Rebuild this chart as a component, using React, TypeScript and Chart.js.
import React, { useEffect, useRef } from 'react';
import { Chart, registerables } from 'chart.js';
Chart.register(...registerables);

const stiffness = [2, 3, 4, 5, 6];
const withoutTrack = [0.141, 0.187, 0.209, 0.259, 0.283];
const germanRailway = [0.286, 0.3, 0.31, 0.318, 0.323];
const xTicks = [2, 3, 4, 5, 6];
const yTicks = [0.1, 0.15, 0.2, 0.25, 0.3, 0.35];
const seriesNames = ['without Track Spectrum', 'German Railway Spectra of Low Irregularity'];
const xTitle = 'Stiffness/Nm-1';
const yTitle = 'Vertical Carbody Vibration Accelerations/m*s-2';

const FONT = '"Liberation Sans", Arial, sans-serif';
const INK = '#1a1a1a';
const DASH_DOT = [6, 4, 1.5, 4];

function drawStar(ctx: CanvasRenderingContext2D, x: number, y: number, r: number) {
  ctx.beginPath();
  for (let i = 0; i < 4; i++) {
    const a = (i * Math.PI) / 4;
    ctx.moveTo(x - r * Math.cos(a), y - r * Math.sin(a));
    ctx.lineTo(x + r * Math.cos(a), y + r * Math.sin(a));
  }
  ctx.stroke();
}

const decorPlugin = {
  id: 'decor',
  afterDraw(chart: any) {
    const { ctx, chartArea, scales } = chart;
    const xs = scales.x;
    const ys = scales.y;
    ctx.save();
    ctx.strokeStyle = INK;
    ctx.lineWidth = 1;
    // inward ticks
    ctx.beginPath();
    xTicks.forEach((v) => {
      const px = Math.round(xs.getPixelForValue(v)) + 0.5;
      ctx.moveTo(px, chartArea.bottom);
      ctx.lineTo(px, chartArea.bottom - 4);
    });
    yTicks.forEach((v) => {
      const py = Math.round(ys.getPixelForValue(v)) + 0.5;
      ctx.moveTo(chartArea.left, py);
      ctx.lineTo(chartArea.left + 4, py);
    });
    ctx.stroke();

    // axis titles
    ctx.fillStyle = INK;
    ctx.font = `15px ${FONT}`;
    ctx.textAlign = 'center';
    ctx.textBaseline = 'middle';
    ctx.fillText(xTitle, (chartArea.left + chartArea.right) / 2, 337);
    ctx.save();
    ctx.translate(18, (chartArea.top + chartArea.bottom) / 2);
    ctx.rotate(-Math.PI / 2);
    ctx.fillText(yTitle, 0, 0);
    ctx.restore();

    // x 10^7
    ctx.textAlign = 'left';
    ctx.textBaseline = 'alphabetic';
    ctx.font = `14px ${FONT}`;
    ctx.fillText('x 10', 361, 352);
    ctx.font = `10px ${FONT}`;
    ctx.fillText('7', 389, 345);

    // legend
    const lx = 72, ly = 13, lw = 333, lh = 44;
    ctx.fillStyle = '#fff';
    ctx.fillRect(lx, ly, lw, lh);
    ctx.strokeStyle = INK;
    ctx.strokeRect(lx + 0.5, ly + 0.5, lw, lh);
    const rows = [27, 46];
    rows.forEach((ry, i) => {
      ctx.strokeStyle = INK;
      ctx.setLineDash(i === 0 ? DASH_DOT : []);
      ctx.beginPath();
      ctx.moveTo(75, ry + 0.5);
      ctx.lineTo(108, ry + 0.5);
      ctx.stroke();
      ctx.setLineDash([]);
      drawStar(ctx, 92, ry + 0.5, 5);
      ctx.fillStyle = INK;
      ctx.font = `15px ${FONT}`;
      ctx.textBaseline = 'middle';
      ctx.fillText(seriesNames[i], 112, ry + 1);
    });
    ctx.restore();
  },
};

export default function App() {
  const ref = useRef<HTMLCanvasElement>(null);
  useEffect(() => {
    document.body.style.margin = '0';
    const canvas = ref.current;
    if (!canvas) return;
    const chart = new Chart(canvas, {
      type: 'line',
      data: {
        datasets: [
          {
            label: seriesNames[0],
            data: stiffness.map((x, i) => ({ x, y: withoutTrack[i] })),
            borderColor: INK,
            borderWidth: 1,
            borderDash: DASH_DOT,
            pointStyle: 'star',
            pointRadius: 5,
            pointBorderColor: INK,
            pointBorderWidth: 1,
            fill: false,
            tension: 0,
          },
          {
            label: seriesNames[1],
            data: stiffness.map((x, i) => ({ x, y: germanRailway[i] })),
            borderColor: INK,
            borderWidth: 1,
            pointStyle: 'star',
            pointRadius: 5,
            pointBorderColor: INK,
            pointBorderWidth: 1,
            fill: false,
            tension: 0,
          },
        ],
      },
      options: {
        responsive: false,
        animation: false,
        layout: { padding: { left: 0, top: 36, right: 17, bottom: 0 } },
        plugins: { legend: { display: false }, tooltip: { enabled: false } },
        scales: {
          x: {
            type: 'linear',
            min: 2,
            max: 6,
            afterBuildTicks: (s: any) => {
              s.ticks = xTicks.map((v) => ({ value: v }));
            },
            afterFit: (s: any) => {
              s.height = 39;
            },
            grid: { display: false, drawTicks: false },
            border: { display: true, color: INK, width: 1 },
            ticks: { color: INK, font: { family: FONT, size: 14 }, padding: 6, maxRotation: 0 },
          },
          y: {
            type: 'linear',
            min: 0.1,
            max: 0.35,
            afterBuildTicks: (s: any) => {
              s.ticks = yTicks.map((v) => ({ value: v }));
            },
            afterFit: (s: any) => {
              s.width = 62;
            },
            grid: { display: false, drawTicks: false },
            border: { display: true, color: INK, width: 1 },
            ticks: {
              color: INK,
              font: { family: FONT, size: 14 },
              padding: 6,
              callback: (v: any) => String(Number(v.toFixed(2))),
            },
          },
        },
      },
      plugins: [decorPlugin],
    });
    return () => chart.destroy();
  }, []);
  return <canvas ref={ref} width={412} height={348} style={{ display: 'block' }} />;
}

Goal of the exercise — From the data, collect all lines where the string "React" appears.

Written answer —
Rebuild this chart as a component, using React, TypeScript and Chart.js.
import React, { useEffect, useRef } from 'react';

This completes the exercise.